Of course, the teachers would teach everything in a way that is amusingly wrong but internally consistent, so that students would have an illusion of having learned something. In the graduation ceremony the dean could give a speech that reveals that the whole thing was just a con. Or perhaps this shouldn't be revealed at all, but this was left for the life after school.

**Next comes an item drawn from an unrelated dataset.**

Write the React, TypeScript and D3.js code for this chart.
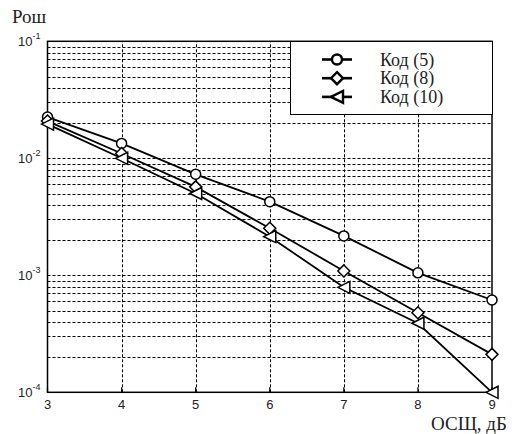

Of course, such a con would be possible only in fields in which the truth value of claims and the student's level of knowledge are not made immediately obvious by the cruel measure objective reality. For example, in computer science this would not work at all, since a student could quickly tell that he can't even write a program that outputs the text "Hello world" on the console. (Or perhaps there could be an elaborate scheme where the programs that really execute and display their results are not the ones that the students wrote.) However, many other subjects such as literature, various resentment studies and basically every subject in liberal arts in which there are no real objective standards other than what the guys currently on top believe would work nicely. Heck, even mathematics would work despite being the queen of sciences, if restricted to a level of abstraction that is high enough. For example, the students could be taught a handy formula 1/a + 1/b = 1/(a+b) if it could be ensured that they will never try to see if it works by plugging in some small numbers.

How long could this con possibly go on? Thinking back to some students that I have come to know, I can imagine quite a few of them falling into this snare and staying in it. I remember especially vividly one guy in computer science who obviously didn't even understand the whole idea that some things are true and correct and some other things are false and incorrect. Given a task to write a simple function or program, he just randomly slapped some keywords and numbers together and offered that as a solution, in all seriousness believing and claiming that his program works and that there was no difference whatsoever between his code and the code that they next guy wrote. At least they both looked exactly the same to him. I don't know what became of him: he is probably some postmodernist guru somewhere now.

If the con was not revealed to students but they got to maintain the illusion after graduating, I wonder how long would it take for real life to reveal to them that they don't actually know how to integrate or differentiate a mathematical formula or that they don't actually understand Sanskrit... hrm. Oh well.